Back home, Mr. Barton works for the Auckland Racing Club but also represents the more than 500 chefs of the New Zealand Chefs Association Inc. He says he cooks for his wife at home, speaks about food around the clock with his friends (all of whom are professional chefs) and promotes New Zealand produce through the association. Mr. Barton is particularly proud of the New Zealand Angus Pure beef, which he says is not related to the famous Angus beef but represents the country’s pure- and grass-bred beef from all-natural farms.
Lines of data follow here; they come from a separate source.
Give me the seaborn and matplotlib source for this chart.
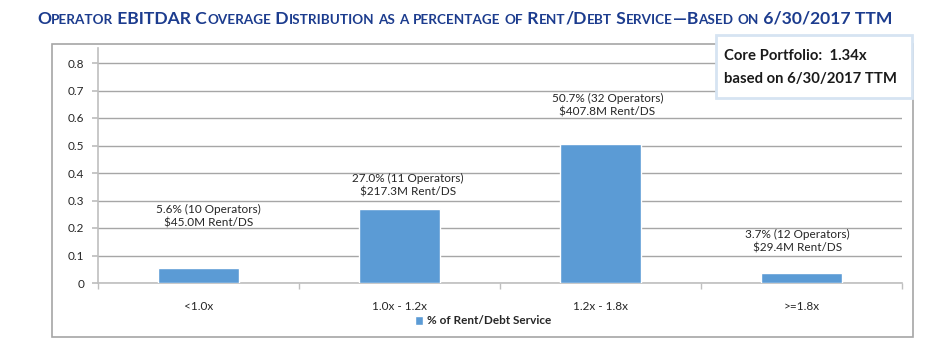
import matplotlib
matplotlib.use("Agg")
import matplotlib.pyplot as plt
from matplotlib.patches import Rectangle
import seaborn as sns
import pandas as pd

# Coverage buckets and their share of rent / debt service
categories = ["<1.0x", "1.0x - 1.2x", "1.2x - 1.8x", ">=1.8x"]
share = [0.056, 0.270, 0.507, 0.037]
operators = [10, 11, 32, 12]
rent_musd = [45.0, 217.3, 407.8, 29.4]
series_name = "% of Rent/Debt Service"
title = "Operator EBITDAR Coverage Distribution as a percentage of Rent/Debt Service\u2014Based on 6/30/2017 TTM"
note_lines = ["Core Portfolio:  1.34x", "based on 6/30/2017 TTM"]

# label placement (points above bar top, points sideways)
label_dy = [28, 8, 19, 14]
label_dx = [7, 6, 5, -3]

W, H = 947, 343
sns.set_theme(style="white")
plt.rcParams["font.family"] = ["Lato", "DejaVu Sans"]

fig = plt.figure(figsize=(W / 100, H / 100), dpi=100)
# y range runs slightly past 0.8 so the value axis line pokes above the top gridline
y_top = 0.855
px_per_unit = 275.0
ax = fig.add_axes([98 / W, 1 - 283 / H, (902 - 98) / W, y_top * px_per_unit / H])

df = pd.DataFrame({"bucket": categories, "share": share})
sns.barplot(data=df, x="bucket", y="share", color="#5B9BD5", width=0.4,
            ax=ax, label=series_name, saturation=1, zorder=3)

ax.set_ylim(0, y_top)
ax.set_xlim(-0.5, len(categories) - 0.5)
ax.set_yticks([i / 10 for i in range(9)])
ax.set_yticklabels(["0"] + [f"{i / 10:.1f}" for i in range(1, 9)])
ax.yaxis.grid(True, color="#A6A6A6", linewidth=1.0, zorder=0)
ax.set_xlabel("")
ax.set_ylabel("")
for side in ["top", "right"]:
    ax.spines[side].set_visible(False)
for side in ["left", "bottom"]:
    ax.spines[side].set_color("#BFBFBF")
    ax.spines[side].set_linewidth(1.2)
ax.tick_params(axis="y", which="major", left=True, length=4, color="#BFBFBF",
               labelsize=8.5, labelcolor="#262626", pad=6)
ax.tick_params(axis="x", which="major", bottom=False, labelsize=8.5,
               labelcolor="#262626", pad=7)
ax.set_xticks([i + 0.5 for i in range(-1, len(categories))], minor=True)
ax.tick_params(axis="x", which="minor", bottom=True, length=4, color="#BFBFBF")

for i, (v, n, r) in enumerate(zip(share, operators, rent_musd)):
    ax.annotate(f"{v * 100:.1f}% ({n} Operators)\n${r:.1f}M Rent/DS",
                xy=(i, v), xytext=(label_dx[i], label_dy[i]),
                textcoords="offset points", ha="center", va="bottom",
                fontsize=8.5, color="#262626", linespacing=1.25)

if ax.get_legend() is not None:
    ax.get_legend().remove()
handles, labels = ax.get_legend_handles_labels()
fig.legend(handles[:1], labels[:1], loc="center", bbox_to_anchor=(483 / W, 1 - 321 / H),
           frameon=False, handlelength=0.7, handleheight=0.7, handletextpad=0.3,
           prop={"weight": "bold", "size": 8.5})

# outer chart frame
fig.patches.append(Rectangle((52 / W, 1 - 337 / H), (913 - 52) / W, (337 - 44) / H,
                             transform=fig.transFigure, fill=False,
                             edgecolor="#A6A6A6", linewidth=1.2, zorder=0))

# note box
fig.patches.append(Rectangle((716 / W, 1 - 98 / H), (912 - 716) / W, (98 - 35) / H,
                             transform=fig.transFigure, facecolor="white",
                             edgecolor="#D6E4F2", linewidth=2, zorder=5))
fig.text(724 / W, 1 - 56 / H, note_lines[0], fontsize=10.7, fontweight="bold",
         color="#1A1A1A", va="center", ha="left", zorder=6)
fig.text(724 / W, 1 - 79 / H, note_lines[1], fontsize=10.7, fontweight="bold",
         color="#1A1A1A", va="center", ha="left", zorder=6)

# title in small capitals
renderer = fig.canvas.get_renderer()
big, small = 12.6, 9.7
runs = []
for ch in title:
    size = small if ch.islower() else big
    if runs and runs[-1][1] == size:
        runs[-1][0] += ch.upper()
    else:
        runs.append([ch.upper(), size])
x = 37.0
for t, size in runs:
    txt = fig.text(x / W, 1 - 24 / H, t, fontsize=size, fontweight="bold",
                   color="#1C3C8E", va="baseline", ha="left")
    x += txt.get_window_extent(renderer).width

fig.savefig("out.png", dpi=100)
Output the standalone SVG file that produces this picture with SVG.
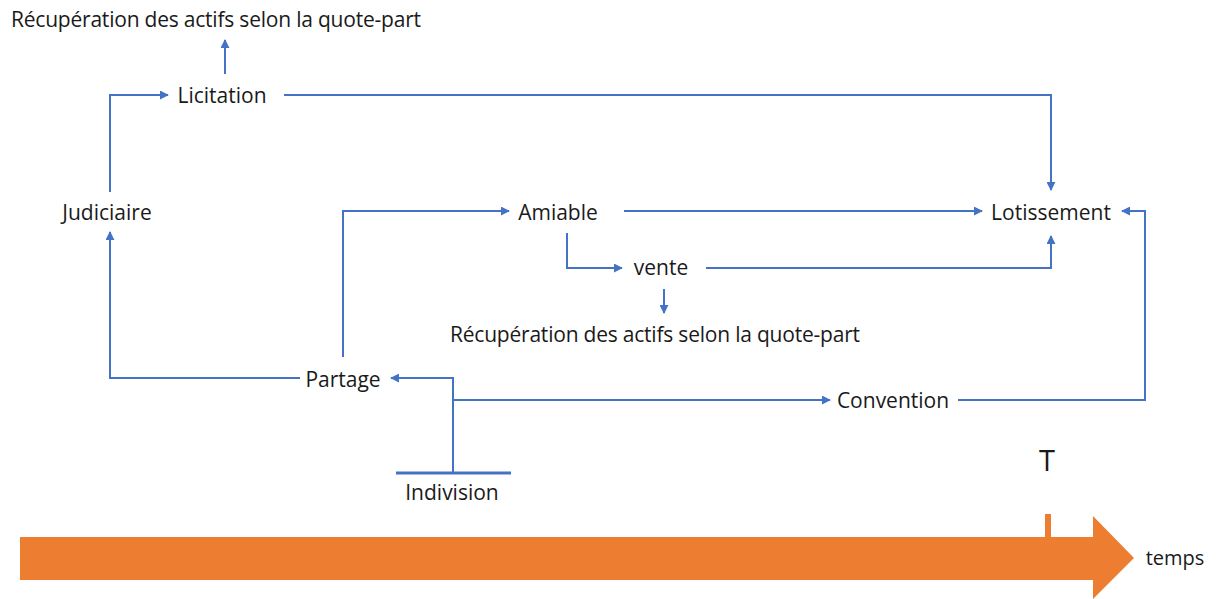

Just when I salivated enough for a good sampling of the New Zealand Angus Pure tenderloin spiced with kawakawa bush basil on a potato galette and asparagus spears finished with port wine jus (36,000 won), to my disappointment, the meat arrived well-done and too tough, even though I had requested “rare-medium.”
Yet even after the disastrous beef, the country had something sweet to offer: The pavlova with golden kiwi fruit and fresh cream (12,000 won) was lovely, but it was the cheese selection (14,000 won) that nabbed me. The aged cheddar was golden, ripe and moist. Nibbling on a piece of red jalapeno cheese, my childhood favorite, I giggled like a five-year-old. Yet, the best was the triple cream blue cheese, also known as kikorangi in New Zealand.
As he demonstrated how to enjoy the blue cheese (with a dollop of honey on top of a cracker), Mr. Barton mentioned that New Zealand’s best cheese comes from Kapiti, an innovative, award-winning cheese maker there.
English: Spoken, on the menu.
Tel: (02) 3430-8630.
Hours: Noon-2 a.m. daily.
Location: On the 34th floor of the COEX InterContinental hotel in Samseong-dong in southern Seoul.
Parking: Free in the basement.
Dress code: Elegant or small casual.